To that end, a handful of banks have launched campaigns this year to encourage more customers to enroll in mobile banking. Wells Fargo's "Done" campaign, for example, plays up the idea that a customer's banking can be done in a jiffy - on a mobile phone, online and on the go. Earlier this year, Capital One began a marketing push to promote its mobile banking app, positioning it as a way customers can quickly and easily manage their money while they go about their everyday activities.
There's something to be said for the idea of flaunting what you've got. Customers aren't mind readers and unless you promote yourself, they may not even be aware of your offerings. In many cases, banks tend to espouse an if-you-build-it-they-will-come mentality, but when it comes to mobile banking, that way of thinking doesn't necessarily win customers. Indeed, a recent Fiserv study found financial institutions that actively marketed mobile banking experienced an average adoption rate that is 2X as high as financial institutions taking a hands-off approach. This means community banks will likely have to work even harder to get the word out, because many smaller banks are still behind the curve when it comes to mobile banking.

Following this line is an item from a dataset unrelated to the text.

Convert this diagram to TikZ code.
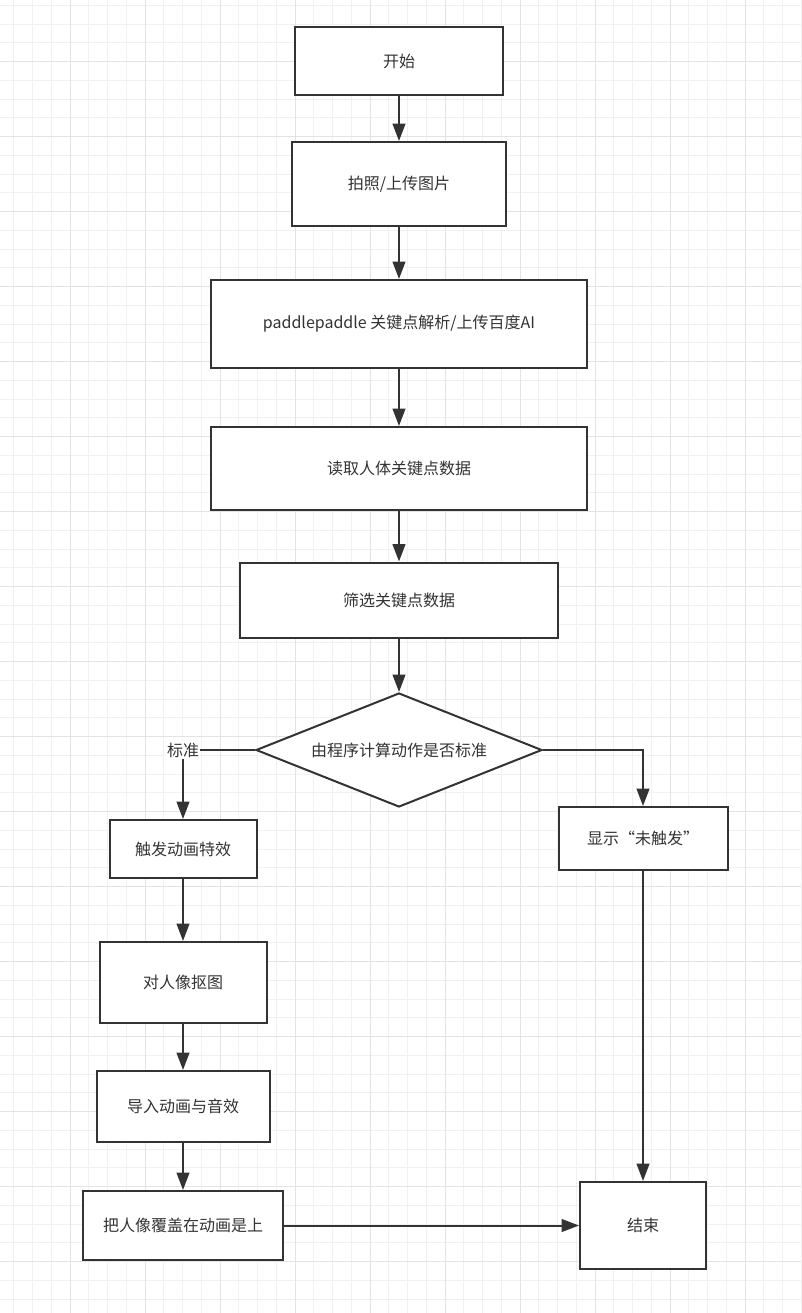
\documentclass[tikz,border=0pt]{standalone}
\usepackage{fontspec}
\newfontfamily\cjk{Noto Sans CJK SC}
\usetikzlibrary{shapes.geometric,arrows.meta}
\definecolor{linegray}{HTML}{333333}
\definecolor{minorgray}{HTML}{F1F1F1}
\definecolor{majorgray}{HTML}{E3E3E3}

\begin{document}
\begin{tikzpicture}[
    x=0.75pt, y=-0.75pt,
    box/.style={rectangle, draw=linegray, line width=1.5pt, fill=white, text=linegray, font=\cjk\fontsize{12}{14}\selectfont},
    decision/.style={diamond, aspect=2.5, inner sep=1pt, draw=linegray, line width=1.5pt, fill=white, text=linegray, font=\cjk\fontsize{12}{14}\selectfont},
    flow/.style={draw=linegray, line width=1.5pt, -{Triangle[length=13pt,width=9.5pt]}},
    tag/.style={fill=white, inner sep=1pt, text=linegray, font=\cjk\fontsize{12}{14}\selectfont},
    minorline/.style={draw=minorgray, line width=0.75pt},
    majorline/.style={draw=majorgray, line width=0.75pt}
]

% Background grid
\useasboundingbox[fill=white] (0,0) rectangle (801,1313);
\foreach \i in {0,...,42} \draw[minorline] ({13.75+18.75*\i},0) -- ({13.75+18.75*\i},1313);
\foreach \i in {0,...,69} \draw[minorline] (0,{5.45+18.75*\i}) -- (801,{5.45+18.75*\i});
\foreach \i in {0,...,9} \draw[majorline] ({70+75*\i},0) -- ({70+75*\i},1313);
\foreach \i in {0,...,16} \draw[majorline] (0,{61.7+75*\i}) -- (801,{61.7+75*\i});

% Define node positions
\node[box, minimum width=156pt, minimum height=51pt] (start) at (399,61) {开始};
\node[box, minimum width=160.5pt, minimum height=63pt] (photo) at (399,184) {拍照/上传图片};
\node[box, minimum width=282pt, minimum height=66pt] (parse) at (399,324) {paddlepaddle 关键点解析/上传百度AI};
\node[box, minimum width=282pt, minimum height=62.25pt] (read) at (399,468.5) {读取人体关键点数据};
\node[box, minimum width=238.5pt, minimum height=56.25pt] (filter) at (399,600) {筛选关键点数据};
\node[decision, minimum width=214.5pt, minimum height=85.5pt] (judge) at (399,750) {由程序计算动作是否标准};

\node[box, minimum width=110.25pt, minimum height=43.5pt] (trigger) at (183,849) {触发动画特效};
\node[box, minimum width=125.25pt, minimum height=60.75pt] (cutout) at (183,982.5) {对人像抠图};
\node[box, minimum width=129.75pt, minimum height=53.25pt] (import) at (183,1106.5) {导入动画与音效};
\node[box, minimum width=150pt, minimum height=51.75pt] (overlay) at (183,1225.5) {把人像覆盖在动画是上};

\node[box, minimum width=126.75pt, minimum height=47.25pt] (notrig) at (643,838.5) {显示“未触发”};
\node[box, minimum width=94.5pt, minimum height=65.25pt] (finish) at (643,1225.5) {结束};

% Main flow
\draw[flow] (start) -- (photo);
\draw[flow] (photo) -- (parse);
\draw[flow] (parse) -- (read);
\draw[flow] (read) -- (filter);
\draw[flow] (filter) -- (judge);

% Branches
\draw[flow] (judge.west) -| (trigger.north) node[tag, pos=0.5] (lblstd) {标准};
\draw[flow] (judge.east) -| (notrig.north);
\draw[flow] (trigger) -- (cutout);
\draw[flow] (cutout) -- (import);
\draw[flow] (import) -- (overlay);
\draw[flow] (overlay) -- (finish);
\draw[flow] (notrig) -- (finish);

\end{tikzpicture}
\end{document}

To be sure, for banks that have a well-developed mobile banking strategy, there's likely some business to be gained just by doing nothing - simply because the technology is cool and many people want to use it. This isn't a good business practice, however. Retailers understand this and banks must start thinking more along these lines. There's no reason not to think big. Who knows what mobile banking adoption rates could look like when you factor in the power of advertising? Who knows what the revenue impact could be for being proactive vs. reactive?
We already have a good idea what's stopping more customers from signing on to mobile banking. Results of the Fed study pinpoint two main reasons. The first relates to customer concerns about the security of the technology. The second is the perception that mobile banking doesn't offer any tangible benefits compared with existing banking and payment methods.
As we all know, perceptions can be changed through effective advertising. While sending out gobs of recyclable material isn't necessarily the answer, a sound, targeted campaign could be.